- EXERCISE -
Faithfully return all lines, omitting every embedded picture.

- SOURCE MATERIAL -
+-------+

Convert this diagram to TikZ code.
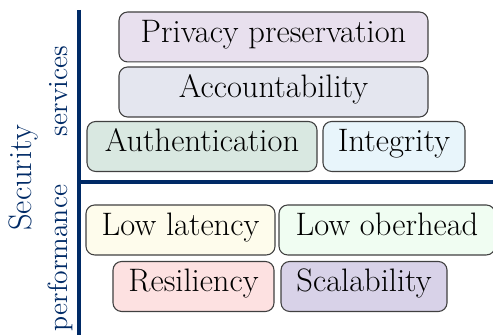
\documentclass[tikz,border=0pt]{standalone}
\definecolor{navy}{RGB}{0,42,102}
\definecolor{privfill}{RGB}{232,224,238}
\definecolor{accfill}{RGB}{228,230,239}
\definecolor{authfill}{RGB}{217,232,225}
\definecolor{intfill}{RGB}{232,245,251}
\definecolor{latfill}{RGB}{254,252,236}
\definecolor{ovfill}{RGB}{240,253,242}
\definecolor{resfill}{RGB}{253,225,225}
\definecolor{scalfill}{RGB}{216,210,232}
\begin{document}
\begin{tikzpicture}[
    item/.style={draw=black!75, line width=0.5pt, rounded corners=4pt, inner sep=0pt,
      minimum height=0.811cm, text height=0.72em, text depth=0.22em,
      font=\fontsize{15}{18}\selectfont},
    axis/.style={draw=navy, line width=1.5pt},
    side/.style={text=navy, rotate=90, inner sep=0pt}
  ]
    \useasboundingbox (0,0) rectangle (8,5.436);
    \node[item, fill=privfill, minimum width=5.014cm] (priv) at (4.438,4.836) {Privacy preservation};
    \node[item, fill=accfill, minimum width=5.014cm] (acc) at (4.438,3.943) {Accountability};
    \node[item, fill=authfill, minimum width=3.732cm] (auth) at (3.278,3.059) {Authentication};
    \node[item, fill=intfill, minimum width=2.304cm] (integ) at (6.393,3.059) {Integrity};
    \node[item, fill=latfill, minimum width=3.067cm] (lat) at (2.929,1.704) {Low latency};
    \node[item, fill=ovfill, minimum width=3.505cm] (over) at (6.280,1.704) {Low oberhead};
    \node[item, fill=resfill, minimum width=2.613cm] (resil) at (3.140,0.787) {Resiliency};
    \node[item, fill=scalfill, minimum width=2.694cm] (scal) at (5.907,0.787) {Scalability};
    \coordinate (top) at (1.282,5.274);
    \coordinate (bot) at (1.282,0);
    \coordinate (mid) at (1.282,2.483);
    \coordinate (right) at (8,2.483);
    \draw[axis] (top) -- (bot);
    \draw[axis] (mid) -- (right);
    \node[side, font=\fontsize{15}{18}\selectfont] (sec) at (0.373,2.548) {Security};
    \node[side, font=\fontsize{12.8}{15}\selectfont] (serv) at (0.957,3.959) {services};
    \node[side, font=\fontsize{12.8}{15}\selectfont] (perf) at (0.974,1.249) {performance};
  \end{tikzpicture}
\end{document}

+-------+

- SOLUTION FOR THIS PROBLEM -
Convert this diagram to TikZ code.
\documentclass[tikz,border=0pt]{standalone}
\definecolor{navy}{RGB}{0,42,102}
\definecolor{privfill}{RGB}{232,224,238}
\definecolor{accfill}{RGB}{228,230,239}
\definecolor{authfill}{RGB}{217,232,225}
\definecolor{intfill}{RGB}{232,245,251}
\definecolor{latfill}{RGB}{254,252,236}
\definecolor{ovfill}{RGB}{240,253,242}
\definecolor{resfill}{RGB}{253,225,225}
\definecolor{scalfill}{RGB}{216,210,232}
\begin{document}
\begin{tikzpicture}[
    item/.style={draw=black!75, line width=0.5pt, rounded corners=4pt, inner sep=0pt,
      minimum height=0.811cm, text height=0.72em, text depth=0.22em,
      font=\fontsize{15}{18}\selectfont},
    axis/.style={draw=navy, line width=1.5pt},
    side/.style={text=navy, rotate=90, inner sep=0pt}
  ]
    \useasboundingbox (0,0) rectangle (8,5.436);
    \node[item, fill=privfill, minimum width=5.014cm] (priv) at (4.438,4.836) {Privacy preservation};
    \node[item, fill=accfill, minimum width=5.014cm] (acc) at (4.438,3.943) {Accountability};
    \node[item, fill=authfill, minimum width=3.732cm] (auth) at (3.278,3.059) {Authentication};
    \node[item, fill=intfill, minimum width=2.304cm] (integ) at (6.393,3.059) {Integrity};
    \node[item, fill=latfill, minimum width=3.067cm] (lat) at (2.929,1.704) {Low latency};
    \node[item, fill=ovfill, minimum width=3.505cm] (over) at (6.280,1.704) {Low oberhead};
    \node[item, fill=resfill, minimum width=2.613cm] (resil) at (3.140,0.787) {Resiliency};
    \node[item, fill=scalfill, minimum width=2.694cm] (scal) at (5.907,0.787) {Scalability};
    \coordinate (top) at (1.282,5.274);
    \coordinate (bot) at (1.282,0);
    \coordinate (mid) at (1.282,2.483);
    \coordinate (right) at (8,2.483);
    \draw[axis] (top) -- (bot);
    \draw[axis] (mid) -- (right);
    \node[side, font=\fontsize{15}{18}\selectfont] (sec) at (0.373,2.548) {Security};
    \node[side, font=\fontsize{12.8}{15}\selectfont] (serv) at (0.957,3.959) {services};
    \node[side, font=\fontsize{12.8}{15}\selectfont] (perf) at (0.974,1.249) {performance};
  \end{tikzpicture}
\end{document}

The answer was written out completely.